IT TAKES A long time for Sonya to explain everything to me. She tells me about Colonel Higgins, a person I never met and hope to never have to meet. She tells me about the twin anomalies, predator and prey, one of which tormented Windale for centuries. It was that thing that plagued my head before the crash. That thing that drove terrible, violent thoughts into my mind when I wasn’t paying attention. It had gotten to all four of us, lured us up to the Hill day after day, year after year. But as it amped up to finish us off for good, I felt it the most, could see what it meant to do. I just couldn’t make sense of it.

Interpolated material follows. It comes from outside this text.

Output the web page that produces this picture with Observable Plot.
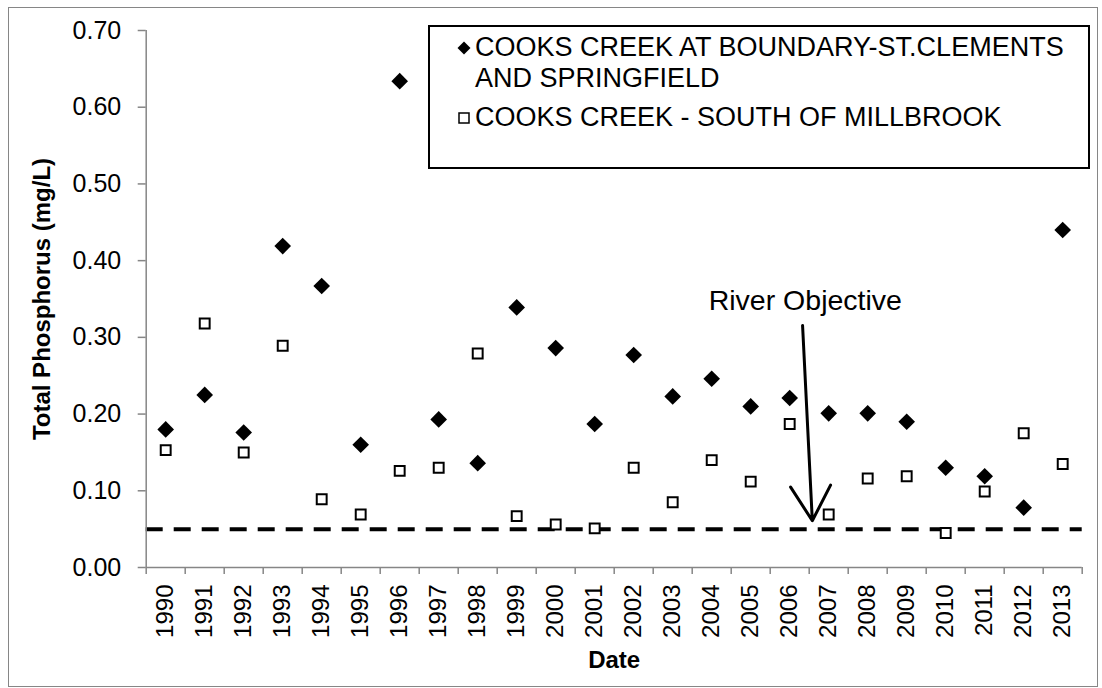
<!DOCTYPE html>
<html>
<head>
<meta charset="utf-8">
<script src="https://cdn.jsdelivr.net/npm/d3@7"></script>
<script src="https://cdn.jsdelivr.net/npm/@observablehq/plot@0.6"></script>
<style>
  html, body { margin: 0; padding: 0; background: #fff; }
  #wrap { position: relative; width: 1102px; height: 688px; font-family: "Liberation Sans", Arial, sans-serif; color: #000; overflow: hidden; }
  #frame { position: absolute; left: 8px; top: 7px; width: 1090px; height: 680px; border: 1.5px solid #868686; box-sizing: border-box; }
  #chart { position: absolute; left: 0; top: 0; }
  #legend { position: absolute; left: 428px; top: 25px; width: 662px; height: 144px; border: 2px solid #000; box-sizing: border-box; background: #fff; }
  .entry { position: absolute; left: 45px; font-size: 27px; line-height: 31px; white-space: nowrap; }
  .swatch { position: absolute; left: 26px; }
</style>
</head>
<body>
<div id="wrap">
  <div id="frame"></div>
  <div id="chart"></div>
  <div id="legend"></div>
</div>
<script>
// ---- data ----
const years = [1990, 1991, 1992, 1993, 1994, 1995, 1996, 1997, 1998, 1999, 2000, 2001,
               2002, 2003, 2004, 2005, 2006, 2007, 2008, 2009, 2010, 2011, 2012, 2013];
const seriesNames = ["COOKS CREEK AT BOUNDARY-ST.CLEMENTS AND SPRINGFIELD", "COOKS CREEK - SOUTH OF MILLBROOK"];
const legendLines = [["COOKS CREEK AT BOUNDARY-ST.CLEMENTS", "AND SPRINGFIELD"], ["COOKS CREEK - SOUTH OF MILLBROOK"]];
const boundaryTP = [0.180, 0.225, 0.176, 0.419, 0.367, 0.160, 0.634, 0.193, 0.136, 0.339, 0.286, 0.187,
                    0.277, 0.223, 0.246, 0.210, 0.221, 0.201, 0.201, 0.190, 0.130, 0.119, 0.078, 0.440];
const millbrookTP = [0.153, 0.318, 0.150, 0.289, 0.089, 0.069, 0.126, 0.130, 0.279, 0.067, 0.056, 0.051,
                     0.130, 0.085, 0.140, 0.112, 0.187, 0.069, 0.116, 0.119, 0.045, 0.099, 0.175, 0.135];
const yTicks = [0, 0.1, 0.2, 0.3, 0.4, 0.5, 0.6, 0.7];
const riverObjective = 0.05;
const objectiveLabel = [{x: 2006.9, y: 0.348, text: "River Objective"}];
const objectiveArrow = [{x1: 2006.83, y1: 0.3155, x2: 2007.08, y2: 0.061}];
const yTitle = "Total Phosphorus (mg/L)";
const xTitle = "Date";

// ---- build ----
const boundaryRows = years.map((year, i) => ({year, site: seriesNames[0], tp: boundaryTP[i]}));
const millbrookRows = years.map((year, i) => ({year, site: seriesNames[1], tp: millbrookTP[i]}));
const bandEdges = [...years, years[years.length - 1] + 1];
const bandCenters = years.map(y => y + 0.5);
const gray = "#868686";

const chart = Plot.plot({
  width: 1102,
  height: 688,
  marginLeft: 145.7,
  marginRight: 20.3,
  marginTop: 30,
  marginBottom: 121,
  style: {fontFamily: "'Liberation Sans', Arial, sans-serif", fontSize: "24px", color: "#000", background: "transparent", overflow: "visible"},
  x: {domain: [years[0], years[years.length - 1] + 1]},
  y: {domain: [0, 0.7]},
  marks: [
    Plot.ruleY([riverObjective], {stroke: "#000", strokeWidth: 4, strokeDasharray: "17,11"}),
    Plot.ruleX([years[0]], {stroke: gray, strokeWidth: 1.5}),
    Plot.ruleY([0], {stroke: gray, strokeWidth: 1.5}),
    Plot.axisY({ticks: yTicks, tickSize: 8, tickPadding: 17, tickFormat: d3.format(".2f"), stroke: gray, strokeWidth: 1.5, fontSize: 25, label: null}),
    Plot.axisX({ticks: bandEdges, tickSize: 7, tickFormat: () => "", stroke: gray, strokeWidth: 1.5, label: null}),
    Plot.axisX({ticks: bandCenters, tickSize: 0, tickPadding: 17, tickRotate: -90, tickFormat: d => String(Math.round(d - 0.5)), fontSize: 24, label: null}),
    Plot.arrow(objectiveArrow, {x1: "x1", y1: "y1", x2: "x2", y2: "y2", stroke: "#000", strokeWidth: 3, headLength: 20, headAngle: 60}),
    Plot.text(objectiveLabel, {x: "x", y: "y", text: "text", fontSize: 28.5, fill: "#000"}),
    Plot.dot(millbrookRows, {x: d => d.year + 0.5, y: "tp", symbol: "square2", r: 6.3, fill: "#fff", stroke: "#000", strokeWidth: 2}),
    Plot.dot(boundaryRows, {x: d => d.year + 0.5, y: "tp", symbol: "diamond2", r: 7.5, fill: "#000", stroke: "none"}),
    Plot.text([yTitle], {frameAnchor: "left", textAnchor: "middle", dx: -104, rotate: -90, text: d => d, fontSize: 24, fontWeight: "bold", fill: "#000"}),
    Plot.text([xTitle], {frameAnchor: "bottom", textAnchor: "middle", dy: 100, text: d => d, fontSize: 24, fontWeight: "bold", fill: "#000"})
  ]
});
document.getElementById("chart").appendChild(chart);

// ---- legend ----
const legend = document.getElementById("legend");
const swatches = [
  '<svg width="16" height="16" viewBox="-8 -8 16 16"><path d="M0,-6.5L6.5,0L0,6.5L-6.5,0Z" fill="#000"/></svg>',
  '<svg width="16" height="16" viewBox="-8 -8 16 16"><rect x="-5" y="-5" width="10" height="10" fill="#fff" stroke="#000" stroke-width="1.5"/></svg>'
];
const entryTops = [5, 75];
legendLines.forEach((lines, i) => {
  const sw = document.createElement("div");
  sw.className = "swatch";
  sw.style.top = (entryTops[i] + 8) + "px";
  sw.innerHTML = swatches[i];
  legend.appendChild(sw);
  const t = document.createElement("div");
  t.className = "entry";
  t.style.top = entryTops[i] + "px";
  t.innerHTML = lines.join("<br>");
  legend.appendChild(t);
});
</script>
</body>
</html>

Mostly, I just tell Sonya about how gross the motel room was.
“The whole time I was there,” I tell her, “it was like being underwater. I could only come up for air every now and then. And even when I did, I still didn’t feel like I was really there. I was only ever awake through the … the Bug Man?”

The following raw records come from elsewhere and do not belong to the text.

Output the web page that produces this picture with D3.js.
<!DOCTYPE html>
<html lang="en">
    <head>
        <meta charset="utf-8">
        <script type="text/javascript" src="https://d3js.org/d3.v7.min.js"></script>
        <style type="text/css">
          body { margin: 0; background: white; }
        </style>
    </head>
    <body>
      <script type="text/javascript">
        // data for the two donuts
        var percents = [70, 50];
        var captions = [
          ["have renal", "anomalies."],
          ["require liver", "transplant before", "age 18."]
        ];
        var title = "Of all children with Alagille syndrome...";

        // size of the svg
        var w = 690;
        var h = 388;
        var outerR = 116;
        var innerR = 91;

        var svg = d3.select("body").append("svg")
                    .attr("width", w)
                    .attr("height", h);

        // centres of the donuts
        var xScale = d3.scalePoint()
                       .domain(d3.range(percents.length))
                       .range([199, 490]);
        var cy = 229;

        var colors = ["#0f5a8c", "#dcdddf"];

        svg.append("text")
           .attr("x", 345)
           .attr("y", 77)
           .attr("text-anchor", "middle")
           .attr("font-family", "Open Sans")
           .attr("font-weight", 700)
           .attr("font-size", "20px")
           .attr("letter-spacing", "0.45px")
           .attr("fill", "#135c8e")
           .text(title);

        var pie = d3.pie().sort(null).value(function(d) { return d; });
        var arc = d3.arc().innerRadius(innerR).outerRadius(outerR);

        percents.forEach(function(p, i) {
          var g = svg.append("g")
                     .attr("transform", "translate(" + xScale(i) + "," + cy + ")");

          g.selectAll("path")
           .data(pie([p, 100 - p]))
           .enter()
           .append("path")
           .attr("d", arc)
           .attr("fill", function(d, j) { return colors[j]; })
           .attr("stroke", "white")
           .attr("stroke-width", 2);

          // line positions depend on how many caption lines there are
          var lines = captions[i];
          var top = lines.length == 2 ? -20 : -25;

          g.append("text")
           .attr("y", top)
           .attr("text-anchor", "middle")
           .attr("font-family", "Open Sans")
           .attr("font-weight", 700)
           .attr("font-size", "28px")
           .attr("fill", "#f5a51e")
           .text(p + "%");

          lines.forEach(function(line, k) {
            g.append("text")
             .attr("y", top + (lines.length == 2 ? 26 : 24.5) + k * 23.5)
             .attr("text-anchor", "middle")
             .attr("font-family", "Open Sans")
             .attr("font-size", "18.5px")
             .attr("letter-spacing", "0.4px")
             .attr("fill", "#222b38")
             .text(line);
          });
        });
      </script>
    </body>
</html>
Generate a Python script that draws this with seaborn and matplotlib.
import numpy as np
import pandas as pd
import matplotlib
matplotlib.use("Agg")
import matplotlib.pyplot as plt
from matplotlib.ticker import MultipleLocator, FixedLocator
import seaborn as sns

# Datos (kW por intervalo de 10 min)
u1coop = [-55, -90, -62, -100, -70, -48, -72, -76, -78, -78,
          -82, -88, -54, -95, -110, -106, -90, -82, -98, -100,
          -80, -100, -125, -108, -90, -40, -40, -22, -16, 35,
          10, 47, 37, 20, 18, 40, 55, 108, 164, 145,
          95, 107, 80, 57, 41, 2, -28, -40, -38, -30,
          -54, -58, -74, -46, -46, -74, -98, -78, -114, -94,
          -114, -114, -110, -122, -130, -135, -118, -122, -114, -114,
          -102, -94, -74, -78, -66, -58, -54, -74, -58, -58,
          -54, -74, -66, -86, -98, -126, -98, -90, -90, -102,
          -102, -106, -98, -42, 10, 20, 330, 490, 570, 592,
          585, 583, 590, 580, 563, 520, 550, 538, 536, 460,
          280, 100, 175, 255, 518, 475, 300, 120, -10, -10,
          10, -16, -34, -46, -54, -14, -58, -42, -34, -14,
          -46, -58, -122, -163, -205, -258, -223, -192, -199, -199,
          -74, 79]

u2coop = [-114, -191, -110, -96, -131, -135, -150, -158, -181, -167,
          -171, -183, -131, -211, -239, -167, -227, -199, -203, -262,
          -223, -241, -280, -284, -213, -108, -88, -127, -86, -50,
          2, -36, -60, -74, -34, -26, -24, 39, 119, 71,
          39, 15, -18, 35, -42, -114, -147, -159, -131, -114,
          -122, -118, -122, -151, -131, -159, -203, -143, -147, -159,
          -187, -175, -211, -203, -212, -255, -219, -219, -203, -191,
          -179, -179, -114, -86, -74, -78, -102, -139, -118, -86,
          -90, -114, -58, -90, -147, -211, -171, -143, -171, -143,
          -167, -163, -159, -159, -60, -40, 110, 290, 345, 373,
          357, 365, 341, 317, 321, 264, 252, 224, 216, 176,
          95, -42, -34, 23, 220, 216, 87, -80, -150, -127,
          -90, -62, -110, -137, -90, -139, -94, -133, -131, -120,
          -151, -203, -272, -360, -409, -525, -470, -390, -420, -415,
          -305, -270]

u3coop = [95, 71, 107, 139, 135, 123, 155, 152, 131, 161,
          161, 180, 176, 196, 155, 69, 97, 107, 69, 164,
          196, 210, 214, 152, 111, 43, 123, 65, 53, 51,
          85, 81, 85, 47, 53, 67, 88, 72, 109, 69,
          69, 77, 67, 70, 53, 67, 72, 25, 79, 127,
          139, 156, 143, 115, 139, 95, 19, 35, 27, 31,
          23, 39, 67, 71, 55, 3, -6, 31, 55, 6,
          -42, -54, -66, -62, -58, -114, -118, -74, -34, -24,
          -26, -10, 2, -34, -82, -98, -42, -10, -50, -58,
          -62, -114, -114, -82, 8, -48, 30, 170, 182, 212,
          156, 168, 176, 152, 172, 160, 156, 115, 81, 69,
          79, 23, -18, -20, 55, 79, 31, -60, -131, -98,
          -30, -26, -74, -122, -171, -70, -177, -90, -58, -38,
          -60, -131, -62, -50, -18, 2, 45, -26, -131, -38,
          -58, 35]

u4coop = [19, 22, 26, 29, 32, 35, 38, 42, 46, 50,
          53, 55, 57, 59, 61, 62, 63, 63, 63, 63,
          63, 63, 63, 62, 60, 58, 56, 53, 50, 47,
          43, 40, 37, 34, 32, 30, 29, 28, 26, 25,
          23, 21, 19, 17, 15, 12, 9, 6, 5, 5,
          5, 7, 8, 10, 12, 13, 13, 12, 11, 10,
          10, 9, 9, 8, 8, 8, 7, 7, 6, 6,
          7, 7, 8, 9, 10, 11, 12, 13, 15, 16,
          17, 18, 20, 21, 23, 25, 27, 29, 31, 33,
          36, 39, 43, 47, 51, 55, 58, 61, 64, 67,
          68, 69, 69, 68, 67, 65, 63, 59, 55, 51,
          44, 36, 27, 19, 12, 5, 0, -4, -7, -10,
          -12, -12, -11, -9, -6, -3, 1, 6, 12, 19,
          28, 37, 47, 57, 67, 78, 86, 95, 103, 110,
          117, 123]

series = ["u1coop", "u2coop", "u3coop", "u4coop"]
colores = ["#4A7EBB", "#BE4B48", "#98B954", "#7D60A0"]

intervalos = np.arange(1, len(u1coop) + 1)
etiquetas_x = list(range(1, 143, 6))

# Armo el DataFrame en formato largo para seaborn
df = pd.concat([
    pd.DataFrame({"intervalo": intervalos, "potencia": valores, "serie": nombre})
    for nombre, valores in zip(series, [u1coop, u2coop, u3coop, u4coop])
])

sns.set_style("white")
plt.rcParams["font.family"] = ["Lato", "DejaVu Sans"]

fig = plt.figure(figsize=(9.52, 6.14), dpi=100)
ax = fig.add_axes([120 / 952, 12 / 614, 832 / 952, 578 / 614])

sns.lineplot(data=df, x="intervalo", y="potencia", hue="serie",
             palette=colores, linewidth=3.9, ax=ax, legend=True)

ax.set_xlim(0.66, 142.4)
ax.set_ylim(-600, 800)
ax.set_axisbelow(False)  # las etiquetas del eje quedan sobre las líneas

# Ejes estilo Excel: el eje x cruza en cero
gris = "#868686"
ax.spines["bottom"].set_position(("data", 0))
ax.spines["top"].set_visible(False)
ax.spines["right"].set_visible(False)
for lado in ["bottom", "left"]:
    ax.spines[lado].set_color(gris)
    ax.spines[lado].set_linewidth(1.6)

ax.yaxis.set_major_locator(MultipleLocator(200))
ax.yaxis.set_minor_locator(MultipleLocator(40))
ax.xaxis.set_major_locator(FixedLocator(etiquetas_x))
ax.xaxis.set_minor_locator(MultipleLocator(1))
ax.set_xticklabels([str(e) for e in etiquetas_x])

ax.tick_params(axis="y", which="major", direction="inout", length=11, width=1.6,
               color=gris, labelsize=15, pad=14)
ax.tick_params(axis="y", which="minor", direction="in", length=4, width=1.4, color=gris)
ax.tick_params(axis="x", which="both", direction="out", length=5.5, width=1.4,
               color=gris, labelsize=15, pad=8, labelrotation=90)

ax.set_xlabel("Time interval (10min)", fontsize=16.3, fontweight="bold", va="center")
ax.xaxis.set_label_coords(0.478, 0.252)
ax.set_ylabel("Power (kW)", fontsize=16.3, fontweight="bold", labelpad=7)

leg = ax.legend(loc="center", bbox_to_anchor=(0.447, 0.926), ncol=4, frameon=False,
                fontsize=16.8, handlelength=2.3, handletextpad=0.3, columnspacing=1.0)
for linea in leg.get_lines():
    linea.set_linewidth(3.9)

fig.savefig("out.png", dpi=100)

By now, I can sit up in bed. The gunshot wound in my shoulder is healing. It was a straight in-and-out shot, but it made a mess on the way through. After a couple of minor surgeries and some hospital food that makes Fancy Feast Friday sound like a five-course meal, I’ve been mostly feeling like myself again.
Mostly.
It helps to have Sonya here. It’s a kind of therapy, I guess, talking to her. She’s curled up in the bed beside me. We’ve got some terrible daytime TV on, and we’re sharing a bag of Munchos. It would feel like any other summer day except for the way she’s looking at me. There’s a darkness in her eyes that wasn’t there before, a flicker of something that either got left behind by what happened … or something that got ripped out of her. Maybe it’s both.
“That’s what we called it, yeah,” she says, staring at me gravely. “Stupid name for something that saved our lives.”